Photographer Peter Hapak traveled to seven countries to capture portraits of dozens of protesters for TIME’s Person of the Year 2011 issue. Peter photographed protesters representing Occupy Wall Street, Occupy Oakland, Occupy the Hood, Los Indignados of Spain, protesters in Greece, revolutionaries in Tunisia and Egypt, activists from Syria fleeing persecution, a crusader fighting corruption in India, Tea Party activists from New York, a renowned poet turned protester from Mexico and a protester from Wisconsin who carries a shovel, topped by a flag.
We set up makeshift studios in hotel rooms, apartments and people’s homes, inside a temple in rural India and an anarchist headquarters in Athens — even in the courtyard of the home of Mannoubia Bouazizi, the mother of Tunisian street vendor Mohamed Bouazizi.
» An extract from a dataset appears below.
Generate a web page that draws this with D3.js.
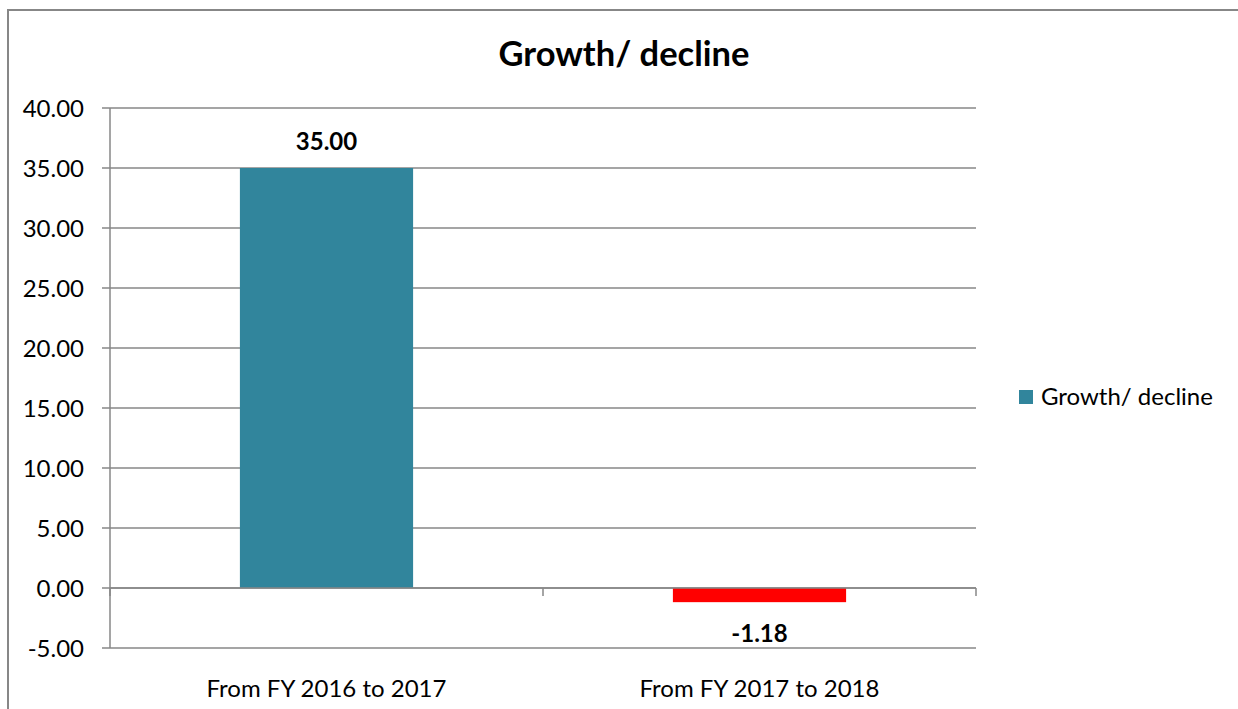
<html>
<head>
<meta charset="utf-8">
<title>Growth/ decline</title>
<style>
  body { margin: 0; background: #fff; }
  svg text { font-family: Lato, "Liberation Sans", sans-serif; fill: #000; }
</style>
</head>
<body>
<script src="https://cdn.jsdelivr.net/npm/d3@7/dist/d3.min.js"></script>
<script>
    var w = 1238, h = 709;
    var categories = ['From FY 2016 to 2017', 'From FY 2017 to 2018'];
    var values = [35.00, -1.18];
    var barColors = ['#31859C', '#FF0000'];
    var yTicks = [-5, 0, 5, 10, 15, 20, 25, 30, 35, 40];
    var seriesName = 'Growth/ decline';

    var plotLeft = 110, plotRight = 976, plotTop = 108, plotBottom = 648;
    var axisColor = '#878787';

    var svg = d3.select('body').append('svg')
        .attr('width', w)
        .attr('height', h);

    // outer chart border
    svg.append('rect')
        .attr('x', 8).attr('y', 10)
        .attr('width', w + 10).attr('height', h + 10)
        .attr('fill', 'none')
        .attr('stroke', axisColor)
        .attr('stroke-width', 2);

    var x = d3.scaleBand()
        .domain(categories)
        .range([plotLeft, plotRight])
        .paddingInner(0.6)
        .paddingOuter(0.3);

    var y = d3.scaleLinear()
        .domain([-5, 40])
        .range([plotBottom, plotTop]);

    // gridlines
    svg.append('g').selectAll('line')
        .data(yTicks)
        .enter().append('line')
        .attr('x1', plotLeft - 8).attr('x2', plotRight)
        .attr('y1', function (d) { return y(d); })
        .attr('y2', function (d) { return y(d); })
        .attr('stroke', axisColor)
        .attr('stroke-width', 1.5);

    // y axis labels
    svg.append('g').selectAll('text')
        .data(yTicks)
        .enter().append('text')
        .attr('x', 84)
        .attr('y', function (d) { return y(d); })
        .attr('dy', '0.36em')
        .attr('text-anchor', 'end')
        .style('font-size', '24px')
        .text(function (d) { return d.toFixed(2); });

    // y axis line
    svg.append('line')
        .attr('x1', plotLeft).attr('x2', plotLeft)
        .attr('y1', plotTop).attr('y2', plotBottom)
        .attr('stroke', axisColor)
        .attr('stroke-width', 1.5);

    // bars
    svg.append('g').selectAll('rect')
        .data(values)
        .enter().append('rect')
        .attr('x', function (d, i) { return x(categories[i]); })
        .attr('width', x.bandwidth())
        .attr('y', function (d) { return y(Math.max(d, 0)); })
        .attr('height', function (d) { return Math.abs(y(d) - y(0)); })
        .attr('fill', function (d, i) { return barColors[i]; });

    // category axis at zero
    svg.append('line')
        .attr('x1', plotLeft).attr('x2', plotRight)
        .attr('y1', y(0)).attr('y2', y(0))
        .attr('stroke', axisColor)
        .attr('stroke-width', 1.5);

    var catEdges = [plotLeft].concat(categories.map(function (c) { return x(c) + x.bandwidth() / 2 + x.step() / 2; }));
    svg.append('g').selectAll('line')
        .data(catEdges)
        .enter().append('line')
        .attr('x1', function (d) { return d; })
        .attr('x2', function (d) { return d; })
        .attr('y1', y(0)).attr('y2', y(0) + 8)
        .attr('stroke', axisColor)
        .attr('stroke-width', 1.5);

    // category labels
    svg.append('g').selectAll('text')
        .data(categories)
        .enter().append('text')
        .attr('x', function (d) { return x(d) + x.bandwidth() / 2; })
        .attr('y', 697)
        .attr('text-anchor', 'middle')
        .style('font-size', '24px')
        .text(function (d) { return d; });

    // value labels
    svg.append('g').selectAll('text')
        .data(values)
        .enter().append('text')
        .attr('x', function (d, i) { return x(categories[i]) + x.bandwidth() / 2; })
        .attr('y', function (d) { return d >= 0 ? y(d) - 18 : y(d) + 40; })
        .attr('text-anchor', 'middle')
        .style('font-size', '24px')
        .style('font-weight', 'bold')
        .text(function (d) { return d.toFixed(2); });

    // title
    svg.append('text')
        .attr('x', 624)
        .attr('y', 66)
        .attr('text-anchor', 'middle')
        .style('font-size', '34.5px')
        .style('font-weight', 'bold')
        .text(seriesName);

    // legend
    svg.append('rect')
        .attr('x', 1019).attr('y', 390)
        .attr('width', 14).attr('height', 14)
        .attr('fill', barColors[0]);
    svg.append('text')
        .attr('x', 1041).attr('y', 405)
        .style('font-size', '24px')
        .text(seriesName);
</script>
</body>
</html>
Tear gas wafted into our studio in a hotel room overlooking Tahrir Square — the same room where Yuri Kozyrev made a now iconic photograph of the crowd.
Each subject was photographed in front of a white or black background — eliminating their environments but elevating their commonality to that of “Protester,” a fitting setup for a group of people united by a common desire for change.
“They were all unhappy. They wanted change, and they wanted a better life,” Hapak said. “Everybody is out there to unite their power for one common cause, one common expression: to get a better life.”